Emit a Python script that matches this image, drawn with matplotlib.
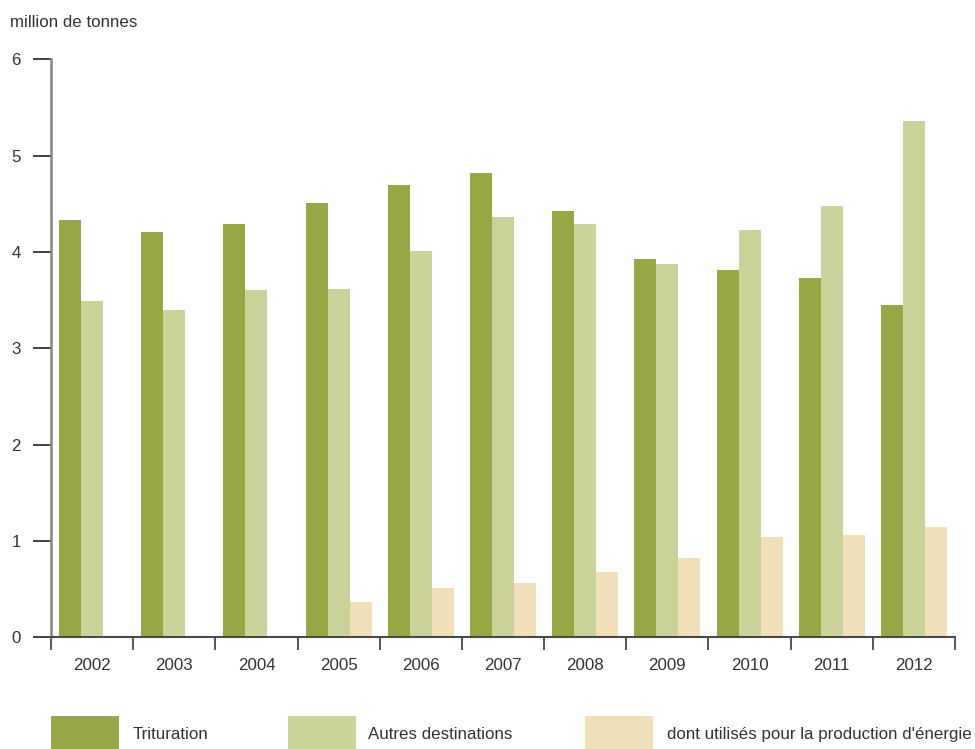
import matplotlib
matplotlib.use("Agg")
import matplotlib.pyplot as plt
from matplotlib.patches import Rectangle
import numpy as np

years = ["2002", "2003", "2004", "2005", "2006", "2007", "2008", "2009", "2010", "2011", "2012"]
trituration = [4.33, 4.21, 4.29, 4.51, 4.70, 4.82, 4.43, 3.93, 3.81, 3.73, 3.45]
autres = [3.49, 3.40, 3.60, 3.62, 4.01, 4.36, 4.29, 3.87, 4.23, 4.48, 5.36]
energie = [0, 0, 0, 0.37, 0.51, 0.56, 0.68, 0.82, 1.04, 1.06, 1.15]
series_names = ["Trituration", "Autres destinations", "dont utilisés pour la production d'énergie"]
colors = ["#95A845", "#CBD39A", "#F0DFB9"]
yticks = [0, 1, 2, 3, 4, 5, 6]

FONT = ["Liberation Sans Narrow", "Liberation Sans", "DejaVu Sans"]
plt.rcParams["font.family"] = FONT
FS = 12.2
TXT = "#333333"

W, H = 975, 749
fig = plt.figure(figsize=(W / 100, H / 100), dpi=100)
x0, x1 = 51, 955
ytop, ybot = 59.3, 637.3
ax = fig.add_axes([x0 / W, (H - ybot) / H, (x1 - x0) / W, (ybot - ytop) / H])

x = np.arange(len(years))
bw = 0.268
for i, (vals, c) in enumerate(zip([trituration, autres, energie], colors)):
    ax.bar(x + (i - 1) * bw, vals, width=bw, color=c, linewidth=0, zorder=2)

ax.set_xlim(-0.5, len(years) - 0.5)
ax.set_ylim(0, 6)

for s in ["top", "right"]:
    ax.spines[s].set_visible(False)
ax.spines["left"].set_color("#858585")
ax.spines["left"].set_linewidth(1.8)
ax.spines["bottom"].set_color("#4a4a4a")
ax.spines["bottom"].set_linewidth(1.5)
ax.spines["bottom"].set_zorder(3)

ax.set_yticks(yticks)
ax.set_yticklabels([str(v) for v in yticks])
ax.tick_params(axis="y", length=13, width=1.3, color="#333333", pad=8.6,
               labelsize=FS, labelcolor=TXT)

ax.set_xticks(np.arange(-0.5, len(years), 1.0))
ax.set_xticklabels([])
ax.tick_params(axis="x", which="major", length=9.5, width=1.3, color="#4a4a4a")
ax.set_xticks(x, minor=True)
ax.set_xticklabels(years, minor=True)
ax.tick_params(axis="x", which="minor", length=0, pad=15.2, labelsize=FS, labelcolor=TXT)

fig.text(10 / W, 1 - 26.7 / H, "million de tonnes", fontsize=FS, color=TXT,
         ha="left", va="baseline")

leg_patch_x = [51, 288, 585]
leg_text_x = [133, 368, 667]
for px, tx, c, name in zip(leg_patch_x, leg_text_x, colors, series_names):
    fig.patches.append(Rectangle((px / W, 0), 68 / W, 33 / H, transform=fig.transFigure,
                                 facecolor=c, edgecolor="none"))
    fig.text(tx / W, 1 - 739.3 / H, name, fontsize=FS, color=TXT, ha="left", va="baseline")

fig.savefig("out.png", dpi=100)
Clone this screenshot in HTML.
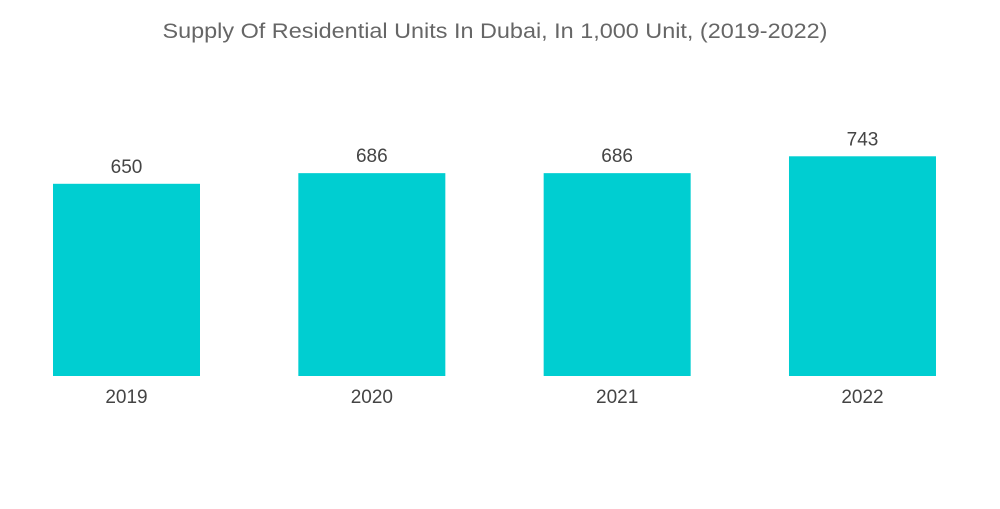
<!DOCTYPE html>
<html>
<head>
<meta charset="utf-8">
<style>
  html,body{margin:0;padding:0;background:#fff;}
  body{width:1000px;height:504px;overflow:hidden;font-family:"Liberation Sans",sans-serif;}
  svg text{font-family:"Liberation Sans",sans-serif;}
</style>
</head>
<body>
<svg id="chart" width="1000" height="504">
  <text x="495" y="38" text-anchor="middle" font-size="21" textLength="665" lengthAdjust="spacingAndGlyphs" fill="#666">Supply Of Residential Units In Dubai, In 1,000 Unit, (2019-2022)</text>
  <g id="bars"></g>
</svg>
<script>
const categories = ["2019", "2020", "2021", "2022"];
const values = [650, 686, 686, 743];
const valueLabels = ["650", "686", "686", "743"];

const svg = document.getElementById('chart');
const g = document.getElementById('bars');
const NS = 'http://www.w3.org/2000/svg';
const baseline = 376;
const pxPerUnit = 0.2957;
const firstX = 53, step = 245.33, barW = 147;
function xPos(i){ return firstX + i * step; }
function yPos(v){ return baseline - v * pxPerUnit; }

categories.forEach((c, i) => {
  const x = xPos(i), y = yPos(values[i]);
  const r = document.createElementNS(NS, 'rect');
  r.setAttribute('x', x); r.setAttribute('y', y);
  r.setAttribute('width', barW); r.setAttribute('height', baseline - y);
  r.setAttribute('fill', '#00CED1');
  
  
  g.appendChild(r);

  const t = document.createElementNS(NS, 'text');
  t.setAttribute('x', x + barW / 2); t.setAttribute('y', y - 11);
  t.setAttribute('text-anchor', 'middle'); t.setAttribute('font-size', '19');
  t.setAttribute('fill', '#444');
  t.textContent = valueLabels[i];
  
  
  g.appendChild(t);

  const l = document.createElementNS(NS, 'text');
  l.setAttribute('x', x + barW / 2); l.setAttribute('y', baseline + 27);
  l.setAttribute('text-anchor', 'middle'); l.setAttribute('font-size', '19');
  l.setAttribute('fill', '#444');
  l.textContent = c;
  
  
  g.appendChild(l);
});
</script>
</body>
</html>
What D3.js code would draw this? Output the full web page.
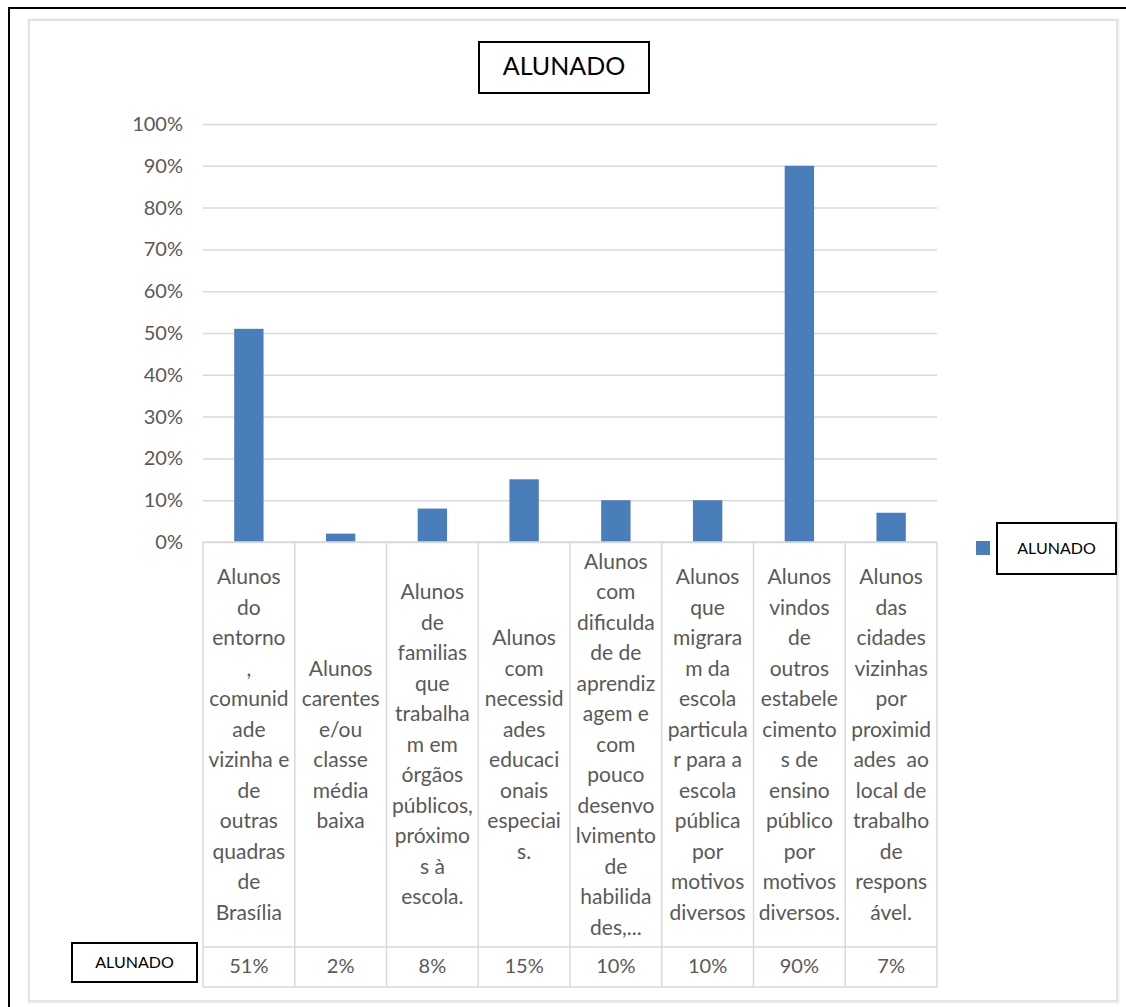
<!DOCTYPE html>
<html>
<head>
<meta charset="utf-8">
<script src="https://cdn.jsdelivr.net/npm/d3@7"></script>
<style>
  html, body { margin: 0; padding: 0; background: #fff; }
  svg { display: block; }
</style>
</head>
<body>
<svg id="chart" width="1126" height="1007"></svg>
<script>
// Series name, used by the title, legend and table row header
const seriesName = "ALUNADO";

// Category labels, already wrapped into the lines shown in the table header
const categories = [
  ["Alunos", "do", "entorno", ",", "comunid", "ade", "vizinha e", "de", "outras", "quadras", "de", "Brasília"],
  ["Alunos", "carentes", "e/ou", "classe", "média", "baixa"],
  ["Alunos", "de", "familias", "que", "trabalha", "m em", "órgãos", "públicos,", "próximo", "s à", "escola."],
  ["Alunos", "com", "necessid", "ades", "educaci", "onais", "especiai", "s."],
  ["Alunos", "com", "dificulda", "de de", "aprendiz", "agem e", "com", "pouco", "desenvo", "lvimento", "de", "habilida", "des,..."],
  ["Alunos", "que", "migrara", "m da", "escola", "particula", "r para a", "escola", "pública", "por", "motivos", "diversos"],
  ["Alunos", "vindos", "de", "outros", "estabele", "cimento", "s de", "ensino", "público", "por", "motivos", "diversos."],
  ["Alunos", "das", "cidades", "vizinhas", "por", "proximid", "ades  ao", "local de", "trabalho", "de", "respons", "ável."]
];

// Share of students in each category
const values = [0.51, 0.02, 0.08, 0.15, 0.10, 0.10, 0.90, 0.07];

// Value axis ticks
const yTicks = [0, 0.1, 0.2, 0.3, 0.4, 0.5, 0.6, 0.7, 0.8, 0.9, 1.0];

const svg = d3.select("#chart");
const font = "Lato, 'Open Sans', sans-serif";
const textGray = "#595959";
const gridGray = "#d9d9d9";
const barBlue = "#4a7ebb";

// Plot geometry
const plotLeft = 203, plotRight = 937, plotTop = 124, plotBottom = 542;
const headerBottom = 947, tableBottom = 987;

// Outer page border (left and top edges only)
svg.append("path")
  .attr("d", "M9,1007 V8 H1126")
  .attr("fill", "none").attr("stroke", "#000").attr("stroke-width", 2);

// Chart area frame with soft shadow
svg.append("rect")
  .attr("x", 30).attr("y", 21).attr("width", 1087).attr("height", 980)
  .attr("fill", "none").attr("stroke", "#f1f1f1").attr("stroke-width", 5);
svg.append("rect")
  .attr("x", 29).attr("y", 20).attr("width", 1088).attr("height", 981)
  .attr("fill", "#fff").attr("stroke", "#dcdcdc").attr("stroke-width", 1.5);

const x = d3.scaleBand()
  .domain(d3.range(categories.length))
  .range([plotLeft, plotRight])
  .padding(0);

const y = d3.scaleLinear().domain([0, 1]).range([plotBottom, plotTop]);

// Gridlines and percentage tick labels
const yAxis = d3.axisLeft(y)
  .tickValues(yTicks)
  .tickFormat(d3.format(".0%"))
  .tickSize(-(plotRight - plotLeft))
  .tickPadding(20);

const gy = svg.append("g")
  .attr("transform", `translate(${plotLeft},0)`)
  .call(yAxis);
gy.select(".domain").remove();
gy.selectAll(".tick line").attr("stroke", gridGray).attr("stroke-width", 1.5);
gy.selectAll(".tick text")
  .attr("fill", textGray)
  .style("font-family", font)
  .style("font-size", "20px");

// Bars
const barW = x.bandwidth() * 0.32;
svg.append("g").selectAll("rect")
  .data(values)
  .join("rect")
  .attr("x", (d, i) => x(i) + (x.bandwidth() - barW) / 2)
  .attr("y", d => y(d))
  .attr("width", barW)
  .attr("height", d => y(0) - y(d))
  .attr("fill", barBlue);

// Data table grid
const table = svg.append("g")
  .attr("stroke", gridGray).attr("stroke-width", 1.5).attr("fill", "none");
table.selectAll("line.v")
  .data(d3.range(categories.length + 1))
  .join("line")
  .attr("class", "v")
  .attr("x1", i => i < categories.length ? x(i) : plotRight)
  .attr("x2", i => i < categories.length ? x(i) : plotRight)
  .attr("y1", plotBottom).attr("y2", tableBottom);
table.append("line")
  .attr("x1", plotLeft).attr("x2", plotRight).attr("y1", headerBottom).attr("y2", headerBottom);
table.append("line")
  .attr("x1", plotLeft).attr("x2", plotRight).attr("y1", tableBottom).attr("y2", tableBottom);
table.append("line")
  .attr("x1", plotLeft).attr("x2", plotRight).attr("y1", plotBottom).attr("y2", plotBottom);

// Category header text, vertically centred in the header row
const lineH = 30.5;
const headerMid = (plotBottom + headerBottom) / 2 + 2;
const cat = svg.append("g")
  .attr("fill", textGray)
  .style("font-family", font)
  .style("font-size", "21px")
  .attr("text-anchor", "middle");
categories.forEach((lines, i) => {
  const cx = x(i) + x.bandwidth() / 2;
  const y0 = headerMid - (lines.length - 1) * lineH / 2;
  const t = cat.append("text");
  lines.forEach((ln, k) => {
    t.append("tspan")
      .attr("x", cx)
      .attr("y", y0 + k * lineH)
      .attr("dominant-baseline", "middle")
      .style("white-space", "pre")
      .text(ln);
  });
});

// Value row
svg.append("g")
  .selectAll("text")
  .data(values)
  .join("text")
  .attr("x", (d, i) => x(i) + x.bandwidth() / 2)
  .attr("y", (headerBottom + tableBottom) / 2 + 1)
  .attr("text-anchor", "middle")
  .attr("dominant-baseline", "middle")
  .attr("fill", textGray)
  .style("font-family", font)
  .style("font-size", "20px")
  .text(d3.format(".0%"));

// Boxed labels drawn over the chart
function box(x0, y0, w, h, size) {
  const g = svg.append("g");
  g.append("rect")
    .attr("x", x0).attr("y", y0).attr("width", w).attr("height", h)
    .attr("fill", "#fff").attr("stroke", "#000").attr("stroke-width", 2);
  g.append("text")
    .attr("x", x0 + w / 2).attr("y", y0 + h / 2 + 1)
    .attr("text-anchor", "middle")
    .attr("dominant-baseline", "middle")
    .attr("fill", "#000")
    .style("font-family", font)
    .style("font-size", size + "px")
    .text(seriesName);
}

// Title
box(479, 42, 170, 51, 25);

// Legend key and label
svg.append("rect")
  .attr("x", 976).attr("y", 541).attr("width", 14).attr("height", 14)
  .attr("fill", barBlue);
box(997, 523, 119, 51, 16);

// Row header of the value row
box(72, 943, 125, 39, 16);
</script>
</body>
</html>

→ The exercise
Take the lines from the first line of the entries through the line with "import numpy as np", inclusive, and give them again exactly, minus any pictures.

→ Output for this task
Emit a Python script that matches this image, drawn with matplotlib.
import matplotlib
matplotlib.use("Agg")
import matplotlib.pyplot as plt
from matplotlib.patches import Rectangle
import numpy as np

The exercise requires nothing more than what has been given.